Мы час простояли на коленях на зернах перед всем классом. Зерна впивались в наши голые коленки. Но больнее было то, что наши одноклассники смеялись, издевались, корчили рожи. Нам с Мириам было больно не столько от зерен, сколько от обиды.

Когда мы вернулись домой и рассказали обо всем маме, она обняла нас и со слезами сказала:

– Дочки, мне очень жаль, но мы евреи, все, что мы можем, – это терпеть. Здесь мы бессильны.

Ее слова разозлили меня больше наказания учительницы. Я хотела кого-нибудь ударить, сделать кому-то так же больно, как было мне от этих зерен. Неужели все это – правда?

Вечером папа вернулся с работы на ферме; когда он узнал, что с нами произошло, отреагировал так же, как и мама:

– Две тысячи лет евреи верили, что если они будут жить в мире и дружбе со всеми, они смогут выжить, – сказал он. – Мы должны жить по традиции. Постарайтесь ладить со всеми.

Папа уверял, что мы живем в такой дали, что нацисты не захотят сюда тащиться.

Беспорядки продолжались. Подростки, которые принадлежали к венгерской нацистской партии, но официально вступить пока не могли (вступать можно было после восемнадцати, как и служить в армии), часто приходили к нашему дому и часами выкрикивали всякие гадости.

– Грязные жиды! – кричали они. – Чокнутые свиньи!

Они били наши окна, забрасывали дом помидорами и камнями. К ним присоединялись и другие жители деревни. Бывало, что мы по три дня не могли выйти из дома.

– Папа, пожалуйста, выйди к ним и сделай что-нибудь! – умоляла я. Я так хотела, чтобы он хоть что-то сделал!

– Ева, мы ничего не можем сделать. Тебе придется с этим смириться.

Тогда я этого не знала, но мама с папой, вероятно, боялись как-то ответить обидчикам, потому что тогда их могли арестовать и разлучить с нами. Так мы хотя бы все были вместе.

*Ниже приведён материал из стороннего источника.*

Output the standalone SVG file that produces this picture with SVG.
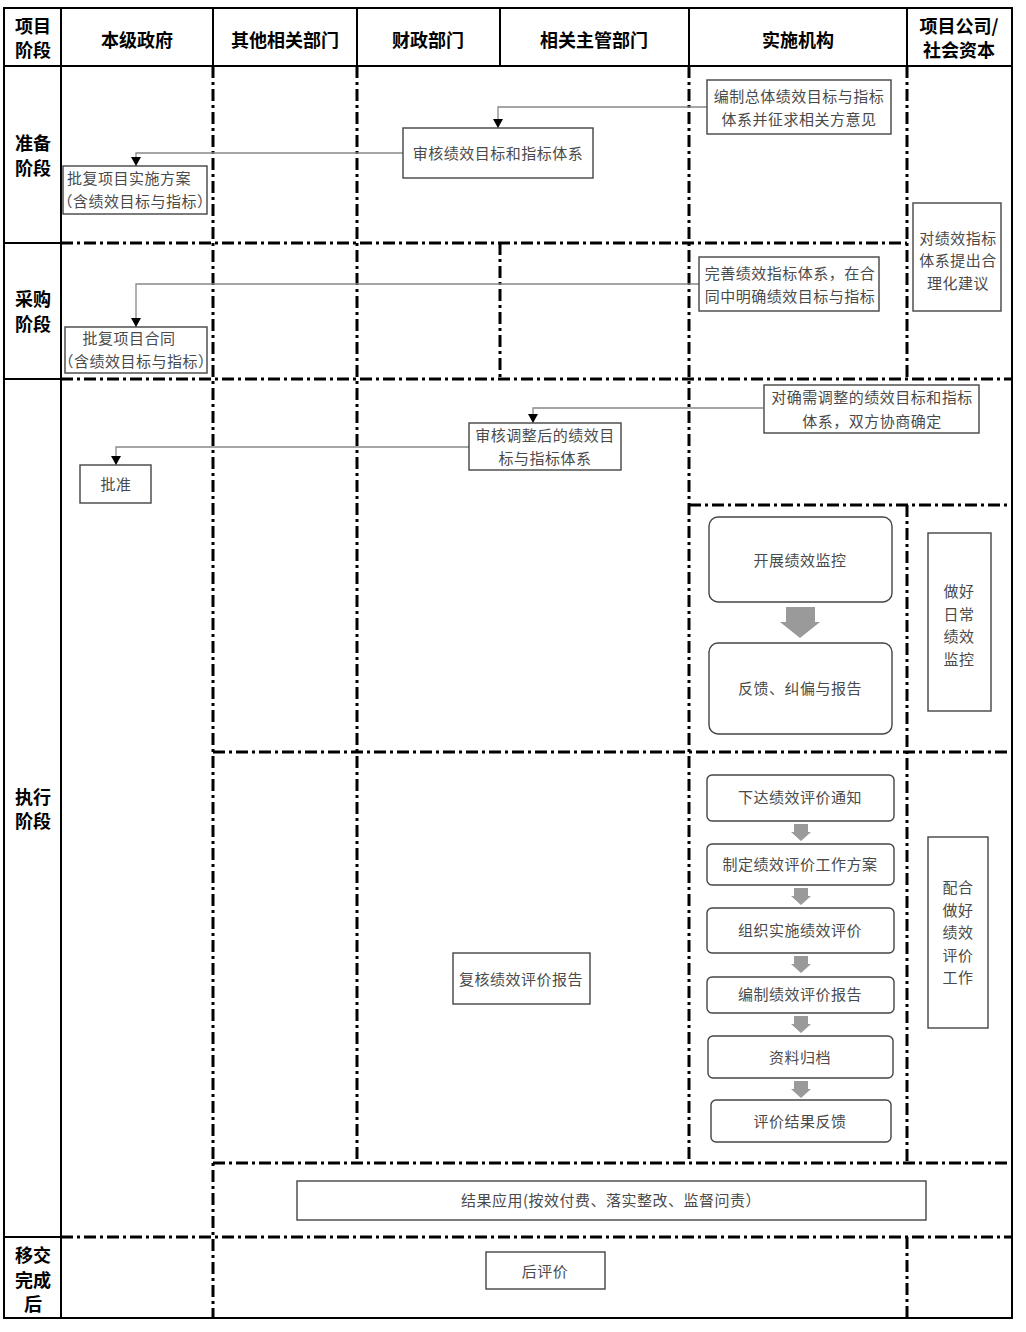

Мы с Мириам в ужасе прижимались друг к другу в кровати. Сестры боялись подходить к окнам – мы тоже чувствовали их страх. Положение становилось только хуже. В июне 1941 года Венгрия вступила во Вторую мировую войну на стороне ненавистника евреев Адольфа Гитлера и его страны Германии. В некоторых странах Европы евреи был обязаны носить на одежде желтую звезду Давида – один из еврейских символов, чтобы все знали, что это – еврей. Нам не надо было носить желтую звезду, но все и так знали, что мы евреи. Мы постепенно становились изгоями в родной деревне.

Нам с Мириам, в отличие от многих еврейских детей в Европе, было позволено ходить в школу с нееврейскими детьми, но издевательства не прекращались, и с каждым днем там становилось все хуже. Нашим старшим сестрам повезло больше: все предметы – немецкий, искусство, музыку, рисование, математику и историю – им преподавал учитель-еврей, который тогда жил с нами.